MfA may well have a point that Apple (and eventually the industry) may re-imagine the GPU as a more general compute device. It would certainly fit their overall vision for the Mac. On the other hand from now on their GPUs are tied to the evolution in mobile technology, where efficiency is the overriding concern.
It’s not clear to me how that will ultimately play out, but at least in the short term, that means that we will see TBDR graphics outside of mobile space for the first time in 20 years or so. Which, for someone like me who has always had a soft spot for the approach, counts as fun.
Macs have never targeted gamers.
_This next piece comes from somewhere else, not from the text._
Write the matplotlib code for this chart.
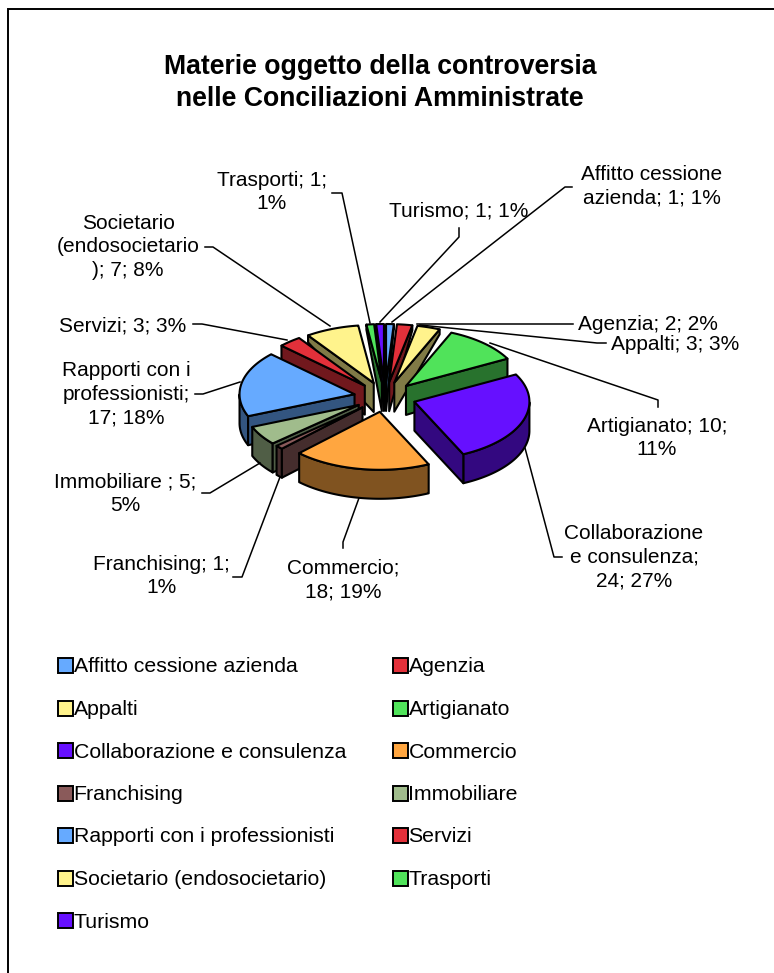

They have been about making computers more accessible as tools for creators, aiming at removing having to learn computer arcana as a barrier. (While in its second wave building on a foundation, NeXT, that was designed explicitly for programmers.) And while Jobs is dead, and Ive is finally gone, that basic idea of what a Mac is about seems to remain, making even more sense now that they their iPhones and iPads and AppleTV serve consumption of media and anyone really who don’t want to care about "file systems" better.
Gaming is a lot more than the AAA games that publishers put out on consoles, and sometimes port to PCs. Apple won’t chase those, they will come if the expected ROI for the publishers is sufficient. If they stay off the platform, that just means that the money Mac or iOS users spend on entertainment will go elsewhere.
For those of us that
are interested in the inner workings of computers, Apples new SoCs are likely to be interesting in terms of memory subsystems, closely attached coprocessors and thus on-chip/package communication, multi-core organisation and yes, GPU capabilities. It’s an opportunity for something other than just extrapolating PC evolution, and that in itself is, at least for me, exciting.